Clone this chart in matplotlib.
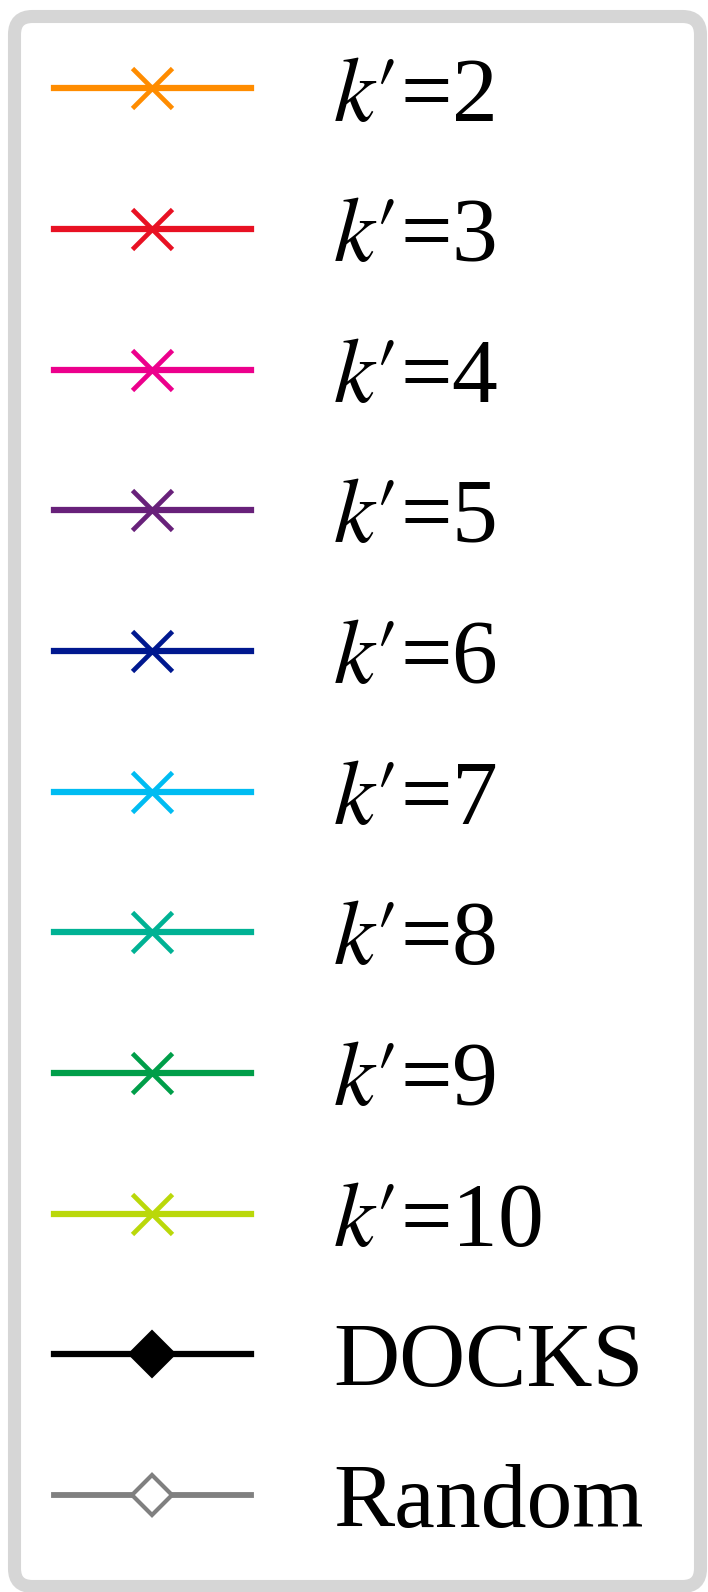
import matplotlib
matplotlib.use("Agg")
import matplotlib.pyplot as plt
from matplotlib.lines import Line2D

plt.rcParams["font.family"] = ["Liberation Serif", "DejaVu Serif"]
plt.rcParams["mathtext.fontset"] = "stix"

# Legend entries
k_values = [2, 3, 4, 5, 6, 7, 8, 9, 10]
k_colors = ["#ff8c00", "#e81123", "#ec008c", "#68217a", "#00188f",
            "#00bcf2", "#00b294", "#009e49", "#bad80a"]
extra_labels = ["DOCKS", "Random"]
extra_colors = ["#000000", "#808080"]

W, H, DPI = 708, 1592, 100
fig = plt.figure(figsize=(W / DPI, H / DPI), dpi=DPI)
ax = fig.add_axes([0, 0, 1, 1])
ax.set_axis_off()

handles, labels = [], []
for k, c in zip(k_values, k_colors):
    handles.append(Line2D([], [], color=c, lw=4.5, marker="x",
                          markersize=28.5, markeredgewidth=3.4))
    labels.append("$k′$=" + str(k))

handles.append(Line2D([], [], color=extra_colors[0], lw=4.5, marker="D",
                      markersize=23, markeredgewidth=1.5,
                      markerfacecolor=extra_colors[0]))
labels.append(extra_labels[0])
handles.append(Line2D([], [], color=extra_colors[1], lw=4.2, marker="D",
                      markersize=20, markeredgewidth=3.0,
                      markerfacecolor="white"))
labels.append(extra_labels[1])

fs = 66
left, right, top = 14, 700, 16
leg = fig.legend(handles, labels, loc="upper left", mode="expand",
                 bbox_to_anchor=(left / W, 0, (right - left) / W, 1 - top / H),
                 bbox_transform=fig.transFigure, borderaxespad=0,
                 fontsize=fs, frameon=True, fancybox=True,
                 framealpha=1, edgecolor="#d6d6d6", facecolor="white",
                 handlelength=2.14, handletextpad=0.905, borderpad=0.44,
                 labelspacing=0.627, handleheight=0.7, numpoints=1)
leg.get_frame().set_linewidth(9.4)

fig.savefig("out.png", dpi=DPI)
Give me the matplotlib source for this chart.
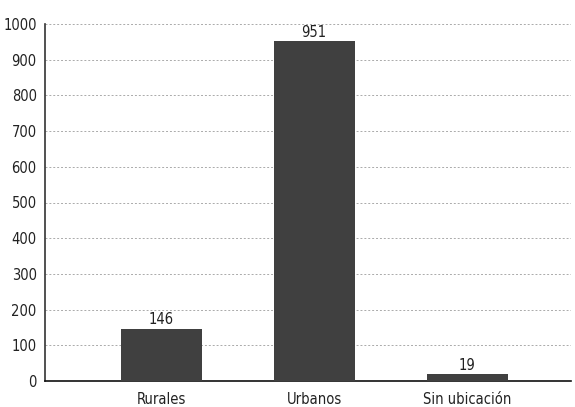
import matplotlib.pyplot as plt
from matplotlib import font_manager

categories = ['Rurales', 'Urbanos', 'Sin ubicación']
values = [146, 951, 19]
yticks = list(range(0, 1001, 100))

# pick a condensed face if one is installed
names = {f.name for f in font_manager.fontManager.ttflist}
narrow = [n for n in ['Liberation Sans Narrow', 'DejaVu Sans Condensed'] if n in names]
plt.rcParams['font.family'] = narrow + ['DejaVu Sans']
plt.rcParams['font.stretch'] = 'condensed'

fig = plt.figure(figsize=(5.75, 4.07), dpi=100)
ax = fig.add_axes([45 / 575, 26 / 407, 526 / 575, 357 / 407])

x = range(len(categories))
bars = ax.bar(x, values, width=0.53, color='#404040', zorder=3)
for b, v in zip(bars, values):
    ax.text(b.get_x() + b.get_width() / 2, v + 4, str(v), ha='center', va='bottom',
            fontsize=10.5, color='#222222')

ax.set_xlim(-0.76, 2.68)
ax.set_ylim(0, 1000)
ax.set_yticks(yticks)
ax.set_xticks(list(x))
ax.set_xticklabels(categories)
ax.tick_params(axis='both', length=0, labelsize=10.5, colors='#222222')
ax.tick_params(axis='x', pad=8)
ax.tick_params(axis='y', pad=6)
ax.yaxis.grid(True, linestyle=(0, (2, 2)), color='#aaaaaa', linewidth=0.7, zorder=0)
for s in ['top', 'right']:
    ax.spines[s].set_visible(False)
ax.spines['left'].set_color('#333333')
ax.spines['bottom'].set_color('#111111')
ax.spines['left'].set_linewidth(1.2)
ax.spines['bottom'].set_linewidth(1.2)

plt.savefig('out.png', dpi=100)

....................

■ **What the task requires**
Go back to the entries above and restate word for word every line from the first through the one that contains "from matplotlib import font_manager", leaving the pictures behind.

■ **Exercise response**
Clone this chart in matplotlib.
import matplotlib
matplotlib.use("Agg")
import matplotlib.pyplot as plt
from matplotlib.lines import Line2D

plt.rcParams["font.family"] = ["Liberation Serif", "DejaVu Serif"]
plt.rcParams["mathtext.fontset"] = "stix"

# Legend entries
k_values = [2, 3, 4, 5, 6, 7, 8, 9, 10]
k_colors = ["#ff8c00", "#e81123", "#ec008c", "#68217a", "#00188f",
            "#00bcf2", "#00b294", "#009e49", "#bad80a"]
extra_labels = ["DOCKS", "Random"]
extra_colors = ["#000000", "#808080"]

W, H, DPI = 708, 1592, 100
fig = plt.figure(figsize=(W / DPI, H / DPI), dpi=DPI)
ax = fig.add_axes([0, 0, 1, 1])
ax.set_axis_off()

handles, labels = [], []
for k, c in zip(k_values, k_colors):
    handles.append(Line2D([], [], color=c, lw=4.5, marker="x",
                          markersize=28.5, markeredgewidth=3.4))
    labels.append("$k′$=" + str(k))

handles.append(Line2D([], [], color=extra_colors[0], lw=4.5, marker="D",
                      markersize=23, markeredgewidth=1.5,
                      markerfacecolor=extra_colors[0]))
labels.append(extra_labels[0])
handles.append(Line2D([], [], color=extra_colors[1], lw=4.2, marker="D",
                      markersize=20, markeredgewidth=3.0,
                      markerfacecolor="white"))
labels.append(extra_labels[1])

fs = 66
left, right, top = 14, 700, 16
leg = fig.legend(handles, labels, loc="upper left", mode="expand",
                 bbox_to_anchor=(left / W, 0, (right - left) / W, 1 - top / H),
                 bbox_transform=fig.transFigure, borderaxespad=0,
                 fontsize=fs, frameon=True, fancybox=True,
                 framealpha=1, edgecolor="#d6d6d6", facecolor="white",
                 handlelength=2.14, handletextpad=0.905, borderpad=0.44,
                 labelspacing=0.627, handleheight=0.7, numpoints=1)
leg.get_frame().set_linewidth(9.4)

fig.savefig("out.png", dpi=DPI)
Give me the matplotlib source for this chart.
import matplotlib.pyplot as plt
from matplotlib import font_manager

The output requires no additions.